People focused on M&A work can tend to think of the well-known legal AI companies that do NLP-driven doc review when it comes to technology. But, we can sometimes overlook companies such as Merrill Corporation, which are very much at the ‘foundation’ level of due diligence review before the AI even gets to work.
Artificial Lawyer chatted with Merlin Piscitelli, an American who has been based in London for 13 years, about what it is that Merrill does and why it matters.
Simply put the company works with all the parties of an M&A deal, including the law firms, to put together the massive data rooms needed for a deal to move forward.
And, if your data is a mess to start with no matter how clever your review tool’s NLP then the due diligence process will not end well.
There’s the OCR stage of extracting all the info from the documents, and then its DatasiteOne system automatically builds an index based on the titles of the files you upload. This then allows searches based on simple terms or complex word combinations.
This then in turn allows the development of an electronic document management library, which can have access controls applied from uploading to viewing, printing and downloading content. Parties can also track activity and produce real-time reports for valuable insights.
So, there you go, that’s it in a nutshell. Not necessarily Earth-shattering, but you aren’t getting very far without providers like this. And the OCR bit really is crucial – and they’ve got very at good at it.
‘Our OCR takes every single character and it lifts it off page and puts it all into a relational database that uses fuzzy logic,’ Piscitelli explains.
Piscitelli notes that they have got it to a stage that it can pick up text from really old type faces. The oldest so far are deeds from the 1800s. They’ve also had their teams work with simply big old bags of assorted papers that a client has handed over to them, perhaps proving that not all legal departments are super-organised.
They have two processing centres, one in St Paul, Minnesota and also one in London for EMEA, he adds, that have to deal with the document onslaught.
But, what if you have a really blurry piece of paper, or a scan of that blurry piece of paper? What then?
‘We can usually find some additional sharpness. We can do this with JPEGs as well,’ he explains.
And signatures? That has always been something of a bugbear for all of the OCR world as a whole, simply because so many people have totally random ways of signing. It’s not really feasible to expect any kind of OCR algorithm to do this perfectly….yet. And clients realise that.
All well and good. But, isn’t it the AI doc review part that still really saves time in a deal?
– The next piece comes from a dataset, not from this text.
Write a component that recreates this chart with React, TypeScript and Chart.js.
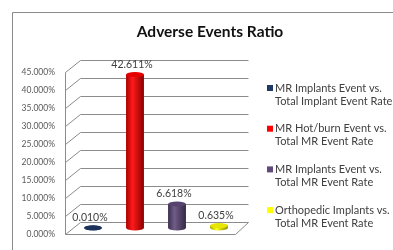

‘Time in M&A deals really matters,’ he agrees. ‘M&A teams focus on the speed of the deal because there are so many things that can come into play during the merger process, for example, there could be expiring supplier agreements.’
But, Piscitelli is clear that what they provide is as much a central part of the time savings in a deal, as much part of supporting faster ‘deal velocity’, as what any of the NLP companies are providing.
After all, weak OCR…? Badly organised first set of digitised files in the data room? Well….that is going to slow things down from day one.
In short, what Merrill does is perhaps not always seen by the market, but without their work it would be a lot harder for the legal AI companies to swing into action. They are also very much a part of improving efficiency in the legal world and keeping deal teams around the world in action.
So, the next time you’re part of a discussion about AI review processes, spare a thought for the ones working on the foundations.
Unfortunately, until Merrill (and/or its sell-side clients) make the documents hosted in their M&A virtual data sites accessible to AI tools used by potential buyers, the benefits of AI will remain out of reach to bidders’ advisors conducting buy-side due diligence.